▶ [Input material]
==========
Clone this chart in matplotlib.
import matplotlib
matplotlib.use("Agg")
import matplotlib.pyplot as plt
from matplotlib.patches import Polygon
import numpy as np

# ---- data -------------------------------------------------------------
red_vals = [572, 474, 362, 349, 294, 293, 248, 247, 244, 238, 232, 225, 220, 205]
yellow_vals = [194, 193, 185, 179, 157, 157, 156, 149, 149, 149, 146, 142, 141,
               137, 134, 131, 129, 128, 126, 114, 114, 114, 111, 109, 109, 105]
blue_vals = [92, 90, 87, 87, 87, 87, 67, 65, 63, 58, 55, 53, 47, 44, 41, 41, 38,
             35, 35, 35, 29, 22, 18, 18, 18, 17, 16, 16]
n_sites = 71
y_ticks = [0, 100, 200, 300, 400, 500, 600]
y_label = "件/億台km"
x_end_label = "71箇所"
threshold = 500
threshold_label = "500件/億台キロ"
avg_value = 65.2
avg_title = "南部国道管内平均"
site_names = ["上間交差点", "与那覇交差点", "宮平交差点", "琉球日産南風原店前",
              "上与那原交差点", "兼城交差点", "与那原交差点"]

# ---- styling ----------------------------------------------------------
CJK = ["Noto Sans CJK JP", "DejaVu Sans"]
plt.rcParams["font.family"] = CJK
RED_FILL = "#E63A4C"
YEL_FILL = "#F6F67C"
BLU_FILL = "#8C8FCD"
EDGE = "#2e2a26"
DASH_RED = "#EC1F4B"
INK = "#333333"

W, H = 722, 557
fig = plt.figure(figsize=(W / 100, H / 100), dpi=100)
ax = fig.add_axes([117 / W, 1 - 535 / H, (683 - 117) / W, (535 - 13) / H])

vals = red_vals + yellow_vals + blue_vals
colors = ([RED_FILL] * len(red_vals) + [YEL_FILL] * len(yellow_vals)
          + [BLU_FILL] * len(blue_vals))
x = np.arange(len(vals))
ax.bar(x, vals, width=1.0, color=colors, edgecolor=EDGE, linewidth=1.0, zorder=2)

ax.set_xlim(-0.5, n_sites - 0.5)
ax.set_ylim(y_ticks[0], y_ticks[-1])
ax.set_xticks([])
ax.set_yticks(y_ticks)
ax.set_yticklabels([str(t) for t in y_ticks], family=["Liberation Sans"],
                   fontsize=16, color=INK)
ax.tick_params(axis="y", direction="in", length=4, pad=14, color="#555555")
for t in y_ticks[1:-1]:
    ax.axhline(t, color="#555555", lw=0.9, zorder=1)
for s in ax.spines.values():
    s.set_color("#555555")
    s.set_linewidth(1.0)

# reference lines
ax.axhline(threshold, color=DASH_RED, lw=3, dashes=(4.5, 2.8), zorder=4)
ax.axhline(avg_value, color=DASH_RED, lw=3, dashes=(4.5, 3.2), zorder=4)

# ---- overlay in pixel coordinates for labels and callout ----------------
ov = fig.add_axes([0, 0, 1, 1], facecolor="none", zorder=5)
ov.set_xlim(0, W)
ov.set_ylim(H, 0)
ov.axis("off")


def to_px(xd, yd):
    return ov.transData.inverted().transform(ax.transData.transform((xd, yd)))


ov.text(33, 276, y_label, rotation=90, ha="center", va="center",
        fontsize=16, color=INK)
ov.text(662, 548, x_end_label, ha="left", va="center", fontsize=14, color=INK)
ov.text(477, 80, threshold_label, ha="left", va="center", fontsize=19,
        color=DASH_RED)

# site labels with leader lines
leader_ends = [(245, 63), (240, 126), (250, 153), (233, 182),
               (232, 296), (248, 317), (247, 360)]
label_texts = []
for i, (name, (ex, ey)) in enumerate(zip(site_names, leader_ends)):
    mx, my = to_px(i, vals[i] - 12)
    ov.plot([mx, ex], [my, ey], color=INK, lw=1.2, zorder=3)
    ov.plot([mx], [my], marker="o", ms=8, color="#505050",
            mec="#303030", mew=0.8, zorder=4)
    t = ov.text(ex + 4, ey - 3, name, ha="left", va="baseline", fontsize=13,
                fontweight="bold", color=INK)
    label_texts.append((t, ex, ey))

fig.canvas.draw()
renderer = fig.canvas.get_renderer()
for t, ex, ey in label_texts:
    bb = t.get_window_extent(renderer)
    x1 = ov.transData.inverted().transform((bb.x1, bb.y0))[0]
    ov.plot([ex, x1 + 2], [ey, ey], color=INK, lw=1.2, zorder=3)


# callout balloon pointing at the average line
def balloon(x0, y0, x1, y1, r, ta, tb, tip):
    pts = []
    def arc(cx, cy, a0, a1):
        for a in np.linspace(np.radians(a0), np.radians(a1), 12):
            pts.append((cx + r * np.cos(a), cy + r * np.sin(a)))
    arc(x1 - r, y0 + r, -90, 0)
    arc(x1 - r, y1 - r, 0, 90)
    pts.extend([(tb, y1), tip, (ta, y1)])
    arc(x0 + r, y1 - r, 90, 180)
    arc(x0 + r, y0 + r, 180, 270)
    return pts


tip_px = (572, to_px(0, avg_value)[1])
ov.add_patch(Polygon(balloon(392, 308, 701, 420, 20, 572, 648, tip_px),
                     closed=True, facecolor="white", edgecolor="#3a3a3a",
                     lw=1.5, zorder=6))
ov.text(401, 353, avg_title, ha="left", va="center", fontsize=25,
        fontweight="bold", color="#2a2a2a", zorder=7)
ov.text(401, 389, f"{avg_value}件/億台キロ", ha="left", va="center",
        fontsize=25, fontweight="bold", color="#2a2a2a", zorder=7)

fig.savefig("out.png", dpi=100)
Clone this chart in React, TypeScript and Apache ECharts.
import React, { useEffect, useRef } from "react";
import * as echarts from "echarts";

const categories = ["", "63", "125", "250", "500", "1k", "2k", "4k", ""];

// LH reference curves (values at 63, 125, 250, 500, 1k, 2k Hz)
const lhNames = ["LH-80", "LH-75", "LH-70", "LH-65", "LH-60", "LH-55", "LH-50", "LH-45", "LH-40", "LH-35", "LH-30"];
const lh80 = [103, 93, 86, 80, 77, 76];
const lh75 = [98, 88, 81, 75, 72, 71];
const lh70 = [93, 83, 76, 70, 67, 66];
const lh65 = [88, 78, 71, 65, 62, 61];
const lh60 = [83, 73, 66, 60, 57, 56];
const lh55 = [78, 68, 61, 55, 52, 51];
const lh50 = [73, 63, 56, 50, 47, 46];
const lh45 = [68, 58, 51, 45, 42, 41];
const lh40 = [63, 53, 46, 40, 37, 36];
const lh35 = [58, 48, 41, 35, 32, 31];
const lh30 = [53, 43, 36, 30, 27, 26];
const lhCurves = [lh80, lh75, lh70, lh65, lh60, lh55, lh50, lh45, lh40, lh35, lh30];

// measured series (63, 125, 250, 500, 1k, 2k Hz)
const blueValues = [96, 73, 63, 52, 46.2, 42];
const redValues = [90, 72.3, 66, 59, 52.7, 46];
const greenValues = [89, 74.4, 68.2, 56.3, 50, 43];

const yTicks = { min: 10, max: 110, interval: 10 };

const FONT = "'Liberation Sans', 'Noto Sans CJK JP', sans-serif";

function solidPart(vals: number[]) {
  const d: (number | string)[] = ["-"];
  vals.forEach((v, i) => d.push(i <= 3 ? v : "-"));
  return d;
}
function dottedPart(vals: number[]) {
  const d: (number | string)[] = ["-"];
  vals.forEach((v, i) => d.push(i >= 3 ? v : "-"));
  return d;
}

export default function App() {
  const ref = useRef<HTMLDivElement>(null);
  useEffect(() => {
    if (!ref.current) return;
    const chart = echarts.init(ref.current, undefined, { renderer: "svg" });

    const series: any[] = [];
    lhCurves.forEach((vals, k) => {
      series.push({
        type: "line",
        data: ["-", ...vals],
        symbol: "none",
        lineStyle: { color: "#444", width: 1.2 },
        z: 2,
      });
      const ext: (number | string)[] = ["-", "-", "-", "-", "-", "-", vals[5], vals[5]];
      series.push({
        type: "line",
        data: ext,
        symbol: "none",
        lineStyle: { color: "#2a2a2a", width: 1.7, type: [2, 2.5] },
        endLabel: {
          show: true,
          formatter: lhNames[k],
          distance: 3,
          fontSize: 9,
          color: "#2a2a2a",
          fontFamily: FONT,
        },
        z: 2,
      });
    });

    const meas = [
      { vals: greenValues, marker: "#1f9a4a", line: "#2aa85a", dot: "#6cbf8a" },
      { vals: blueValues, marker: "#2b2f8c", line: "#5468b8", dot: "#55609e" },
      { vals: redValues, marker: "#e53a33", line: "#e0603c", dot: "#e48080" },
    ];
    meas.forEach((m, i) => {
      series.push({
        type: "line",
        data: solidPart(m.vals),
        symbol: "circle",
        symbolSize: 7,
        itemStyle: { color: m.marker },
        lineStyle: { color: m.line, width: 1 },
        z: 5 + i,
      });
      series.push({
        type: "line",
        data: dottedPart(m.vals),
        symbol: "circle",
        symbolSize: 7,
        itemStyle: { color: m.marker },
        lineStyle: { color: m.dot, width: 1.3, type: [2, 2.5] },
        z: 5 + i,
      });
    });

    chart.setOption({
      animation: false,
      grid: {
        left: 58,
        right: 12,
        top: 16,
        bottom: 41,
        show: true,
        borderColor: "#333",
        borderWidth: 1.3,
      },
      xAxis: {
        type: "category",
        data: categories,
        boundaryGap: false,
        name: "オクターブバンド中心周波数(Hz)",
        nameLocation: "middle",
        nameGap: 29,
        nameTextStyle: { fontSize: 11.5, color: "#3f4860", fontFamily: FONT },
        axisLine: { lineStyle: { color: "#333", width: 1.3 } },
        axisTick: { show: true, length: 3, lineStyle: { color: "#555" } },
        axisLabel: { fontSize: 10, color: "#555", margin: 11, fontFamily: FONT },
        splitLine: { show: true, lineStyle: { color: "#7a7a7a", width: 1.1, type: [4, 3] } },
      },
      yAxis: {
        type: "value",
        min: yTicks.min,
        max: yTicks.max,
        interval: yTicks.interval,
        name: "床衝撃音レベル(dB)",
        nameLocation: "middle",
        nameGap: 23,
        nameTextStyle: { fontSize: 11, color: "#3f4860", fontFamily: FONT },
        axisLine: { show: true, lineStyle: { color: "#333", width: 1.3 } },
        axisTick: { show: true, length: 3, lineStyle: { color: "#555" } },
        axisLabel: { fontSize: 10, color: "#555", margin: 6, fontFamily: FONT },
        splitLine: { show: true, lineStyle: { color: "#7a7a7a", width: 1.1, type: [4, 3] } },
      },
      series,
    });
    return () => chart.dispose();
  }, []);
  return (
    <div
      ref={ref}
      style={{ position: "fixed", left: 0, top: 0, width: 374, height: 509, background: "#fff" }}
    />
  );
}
==========
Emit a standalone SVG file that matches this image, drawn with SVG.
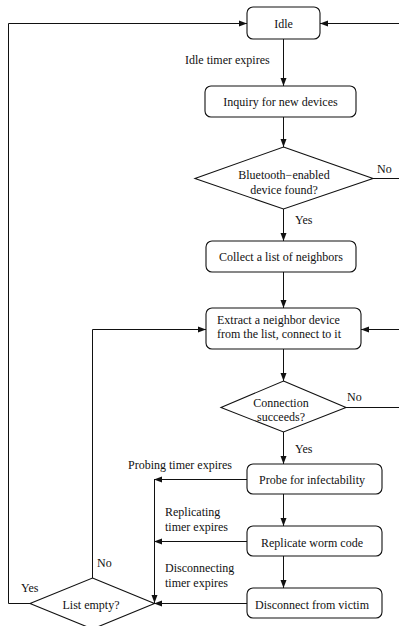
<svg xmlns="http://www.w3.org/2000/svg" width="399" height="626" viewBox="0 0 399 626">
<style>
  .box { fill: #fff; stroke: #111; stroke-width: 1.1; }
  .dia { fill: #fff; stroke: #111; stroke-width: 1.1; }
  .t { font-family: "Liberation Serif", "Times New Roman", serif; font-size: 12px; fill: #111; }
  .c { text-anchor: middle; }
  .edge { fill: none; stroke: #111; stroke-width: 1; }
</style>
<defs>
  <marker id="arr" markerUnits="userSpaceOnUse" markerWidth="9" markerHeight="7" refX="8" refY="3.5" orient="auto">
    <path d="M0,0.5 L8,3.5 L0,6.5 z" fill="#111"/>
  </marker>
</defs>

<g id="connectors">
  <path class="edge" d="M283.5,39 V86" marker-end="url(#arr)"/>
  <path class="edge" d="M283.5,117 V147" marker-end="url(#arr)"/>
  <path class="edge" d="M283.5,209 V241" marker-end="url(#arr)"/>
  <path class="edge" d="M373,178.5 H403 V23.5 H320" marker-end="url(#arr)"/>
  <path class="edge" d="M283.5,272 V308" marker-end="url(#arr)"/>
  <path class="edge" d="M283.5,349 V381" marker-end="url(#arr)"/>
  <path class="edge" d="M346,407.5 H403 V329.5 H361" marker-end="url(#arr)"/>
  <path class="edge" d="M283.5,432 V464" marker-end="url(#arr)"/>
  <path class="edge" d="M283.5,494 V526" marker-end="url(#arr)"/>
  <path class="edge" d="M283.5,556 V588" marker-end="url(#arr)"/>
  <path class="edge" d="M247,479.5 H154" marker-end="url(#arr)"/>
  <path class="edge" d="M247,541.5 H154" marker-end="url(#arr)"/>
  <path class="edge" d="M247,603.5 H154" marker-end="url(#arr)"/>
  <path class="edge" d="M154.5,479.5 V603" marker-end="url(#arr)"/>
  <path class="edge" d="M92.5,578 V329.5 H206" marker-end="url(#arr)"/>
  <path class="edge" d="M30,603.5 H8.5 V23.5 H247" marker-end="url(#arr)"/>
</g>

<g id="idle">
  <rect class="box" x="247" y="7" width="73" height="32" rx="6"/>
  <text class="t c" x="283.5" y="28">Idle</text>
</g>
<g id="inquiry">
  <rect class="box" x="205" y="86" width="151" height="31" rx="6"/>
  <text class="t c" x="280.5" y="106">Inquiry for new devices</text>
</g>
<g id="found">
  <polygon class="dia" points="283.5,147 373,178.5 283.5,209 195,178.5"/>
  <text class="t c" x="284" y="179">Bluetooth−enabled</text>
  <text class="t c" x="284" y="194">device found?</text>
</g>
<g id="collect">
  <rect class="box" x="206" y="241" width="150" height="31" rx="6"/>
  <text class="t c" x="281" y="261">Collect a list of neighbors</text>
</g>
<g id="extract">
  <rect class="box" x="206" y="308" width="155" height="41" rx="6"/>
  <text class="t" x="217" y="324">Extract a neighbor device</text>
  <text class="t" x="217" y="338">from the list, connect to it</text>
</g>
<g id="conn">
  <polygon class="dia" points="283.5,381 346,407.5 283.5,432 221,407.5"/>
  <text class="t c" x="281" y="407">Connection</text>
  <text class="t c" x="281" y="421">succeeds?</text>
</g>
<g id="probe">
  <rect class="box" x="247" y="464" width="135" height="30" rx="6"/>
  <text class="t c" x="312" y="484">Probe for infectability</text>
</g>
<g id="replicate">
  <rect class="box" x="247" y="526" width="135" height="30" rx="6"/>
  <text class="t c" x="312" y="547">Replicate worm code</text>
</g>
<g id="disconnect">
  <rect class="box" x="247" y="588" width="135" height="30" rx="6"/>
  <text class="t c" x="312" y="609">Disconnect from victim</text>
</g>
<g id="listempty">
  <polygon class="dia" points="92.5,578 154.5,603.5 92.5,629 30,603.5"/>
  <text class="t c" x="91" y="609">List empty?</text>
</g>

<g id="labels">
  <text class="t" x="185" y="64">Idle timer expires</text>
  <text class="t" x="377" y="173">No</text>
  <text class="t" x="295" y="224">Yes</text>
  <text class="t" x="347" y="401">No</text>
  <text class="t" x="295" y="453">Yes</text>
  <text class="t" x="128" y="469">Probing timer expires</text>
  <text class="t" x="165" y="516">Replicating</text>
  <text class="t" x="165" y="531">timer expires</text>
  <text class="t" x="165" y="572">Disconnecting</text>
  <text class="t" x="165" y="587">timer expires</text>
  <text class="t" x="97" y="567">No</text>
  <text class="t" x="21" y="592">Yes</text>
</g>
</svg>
==========
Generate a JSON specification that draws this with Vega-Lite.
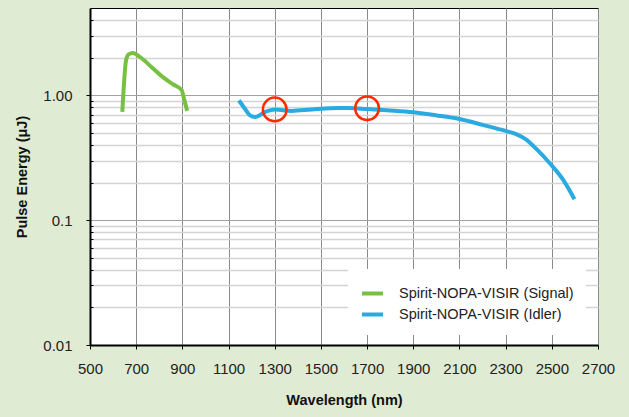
==========
▶ [Required work] As listed above, the lines from the line with "Clone this chart in matplotlib." to the line with "import numpy as np" are to be echoed exactly, with both ends included and nothing added.

▶ [Solution]
Clone this chart in matplotlib.
import matplotlib
matplotlib.use("Agg")
import matplotlib.pyplot as plt
from matplotlib.patches import Polygon
import numpy as np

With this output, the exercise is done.